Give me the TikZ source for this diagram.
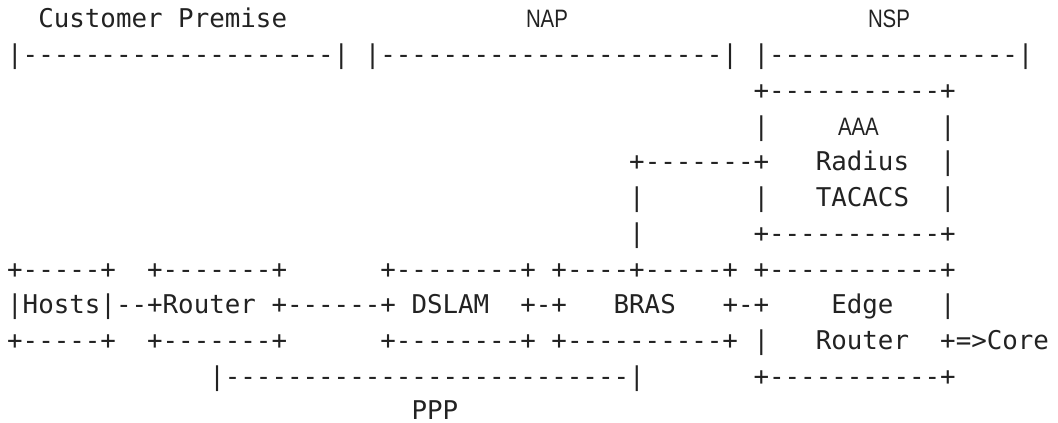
\documentclass[tikz,border=0pt]{standalone}
\usepackage{fontspec}
\newfontfamily\monofnt[Ligatures=TeXOff]{DejaVu Sans Mono}
\newfontfamily\labelsans{Liberation Sans}
\definecolor{ink}{HTML}{222222}
\tikzset{
  asc/.style={font=\monofnt\fontsize{19.37pt}{23pt}\selectfont, inner sep=0pt, outer sep=0pt, anchor=base west, text=ink},
  sansl/.style={inner sep=0pt, outer sep=0pt, anchor=base west, text=ink}
}
\newcommand\cellnode[4]{\node[asc] (#1) at ({7.2+15.55*(#2)},{28+35.75*(#3)}) {#4};}
\newcommand\sansnode[4]{\node[sansl] (#1) at ({#2},{28+35.75*(#3)}) {\labelsans\fontsize{18.9pt}{23pt}\selectfont\scalebox{0.81}[1]{#4}};}
\begin{document}
\begin{tikzpicture}[x=0.75pt,y=-0.75pt]
\useasboundingbox (0,0) rectangle (1058,423);
% row 0: domain labels
\cellnode{cp}{2}{0}{Customer Premise}
\sansnode{nap}{526}{0}{NAP}
\sansnode{nsp}{868}{0}{NSP}
% row 1: domain brackets
\cellnode{cpbr}{0}{1}{|--------------------|}
\cellnode{napbr}{23}{1}{|----------------------|}
\cellnode{nspbr}{48}{1}{|----------------|}
% AAA box
\cellnode{aaatop}{48}{2}{+-----------+}
\cellnode{aaal3}{48}{3}{|}
\sansnode{aaa}{838}{3}{AAA}
\cellnode{aaar3}{60}{3}{|}
\cellnode{link4}{40}{4}{+-------+}
\cellnode{radius}{52}{4}{Radius}
\cellnode{aaar4}{60}{4}{|}
\cellnode{linkv5}{40}{5}{|}
\cellnode{aaal5}{48}{5}{|}
\cellnode{tacacs}{52}{5}{TACACS}
\cellnode{aaar5}{60}{5}{|}
\cellnode{linkv6}{40}{6}{|}
\cellnode{aaabot}{48}{6}{+-----------+}
% row 7: box tops
\cellnode{hoststop}{0}{7}{+-----+}
\cellnode{routertop}{9}{7}{+-------+}
\cellnode{dslamtop}{24}{7}{+--------+}
\cellnode{brastop}{35}{7}{+----+-----+}
\cellnode{edgetop}{48}{7}{+-----------+}
% row 8: box contents
\cellnode{hosts}{0}{8}{|Hosts|--+Router}
\cellnode{rdlink}{17}{8}{+------+}
\cellnode{dslam}{26}{8}{DSLAM}
\cellnode{dblink}{33}{8}{+-+}
\cellnode{bras}{39}{8}{BRAS}
\cellnode{belink}{46}{8}{+-+}
\cellnode{edge}{53}{8}{Edge}
\cellnode{edger8}{60}{8}{|}
% row 9: box bottoms
\cellnode{hostsbot}{0}{9}{+-----+}
\cellnode{routerbot}{9}{9}{+-------+}
\cellnode{dslambot}{24}{9}{+--------+}
\cellnode{brasbot}{35}{9}{+----------+}
\cellnode{edgel9}{48}{9}{|}
\cellnode{edgerouter}{52}{9}{Router}
\cellnode{core}{60}{9}{+=>Core}
% row 10: PPP span
\cellnode{pppbr}{13}{10}{|--------------------------|}
\cellnode{edgebot}{48}{10}{+-----------+}
% row 11
\node[asc] (ppp) at ({7.2+15.55*26},{420}) {PPP};
\end{tikzpicture}
\end{document}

#####

● Problem to work on: Write out the listing above again, exactly, but with no pictures in the copy.

● Solution to the problem:
Give me the TikZ source for this diagram.
\documentclass[tikz,border=0pt]{standalone}
\usepackage{fontspec}
\newfontfamily\monofnt[Ligatures=TeXOff]{DejaVu Sans Mono}
\newfontfamily\labelsans{Liberation Sans}
\definecolor{ink}{HTML}{222222}
\tikzset{
  asc/.style={font=\monofnt\fontsize{19.37pt}{23pt}\selectfont, inner sep=0pt, outer sep=0pt, anchor=base west, text=ink},
  sansl/.style={inner sep=0pt, outer sep=0pt, anchor=base west, text=ink}
}
\newcommand\cellnode[4]{\node[asc] (#1) at ({7.2+15.55*(#2)},{28+35.75*(#3)}) {#4};}
\newcommand\sansnode[4]{\node[sansl] (#1) at ({#2},{28+35.75*(#3)}) {\labelsans\fontsize{18.9pt}{23pt}\selectfont\scalebox{0.81}[1]{#4}};}
\begin{document}
\begin{tikzpicture}[x=0.75pt,y=-0.75pt]
\useasboundingbox (0,0) rectangle (1058,423);
% row 0: domain labels
\cellnode{cp}{2}{0}{Customer Premise}
\sansnode{nap}{526}{0}{NAP}
\sansnode{nsp}{868}{0}{NSP}
% row 1: domain brackets
\cellnode{cpbr}{0}{1}{|--------------------|}
\cellnode{napbr}{23}{1}{|----------------------|}
\cellnode{nspbr}{48}{1}{|----------------|}
% AAA box
\cellnode{aaatop}{48}{2}{+-----------+}
\cellnode{aaal3}{48}{3}{|}
\sansnode{aaa}{838}{3}{AAA}
\cellnode{aaar3}{60}{3}{|}
\cellnode{link4}{40}{4}{+-------+}
\cellnode{radius}{52}{4}{Radius}
\cellnode{aaar4}{60}{4}{|}
\cellnode{linkv5}{40}{5}{|}
\cellnode{aaal5}{48}{5}{|}
\cellnode{tacacs}{52}{5}{TACACS}
\cellnode{aaar5}{60}{5}{|}
\cellnode{linkv6}{40}{6}{|}
\cellnode{aaabot}{48}{6}{+-----------+}
% row 7: box tops
\cellnode{hoststop}{0}{7}{+-----+}
\cellnode{routertop}{9}{7}{+-------+}
\cellnode{dslamtop}{24}{7}{+--------+}
\cellnode{brastop}{35}{7}{+----+-----+}
\cellnode{edgetop}{48}{7}{+-----------+}
% row 8: box contents
\cellnode{hosts}{0}{8}{|Hosts|--+Router}
\cellnode{rdlink}{17}{8}{+------+}
\cellnode{dslam}{26}{8}{DSLAM}
\cellnode{dblink}{33}{8}{+-+}
\cellnode{bras}{39}{8}{BRAS}
\cellnode{belink}{46}{8}{+-+}
\cellnode{edge}{53}{8}{Edge}
\cellnode{edger8}{60}{8}{|}
% row 9: box bottoms
\cellnode{hostsbot}{0}{9}{+-----+}
\cellnode{routerbot}{9}{9}{+-------+}
\cellnode{dslambot}{24}{9}{+--------+}
\cellnode{brasbot}{35}{9}{+----------+}
\cellnode{edgel9}{48}{9}{|}
\cellnode{edgerouter}{52}{9}{Router}
\cellnode{core}{60}{9}{+=>Core}
% row 10: PPP span
\cellnode{pppbr}{13}{10}{|--------------------------|}
\cellnode{edgebot}{48}{10}{+-----------+}
% row 11
\node[asc] (ppp) at ({7.2+15.55*26},{420}) {PPP};
\end{tikzpicture}
\end{document}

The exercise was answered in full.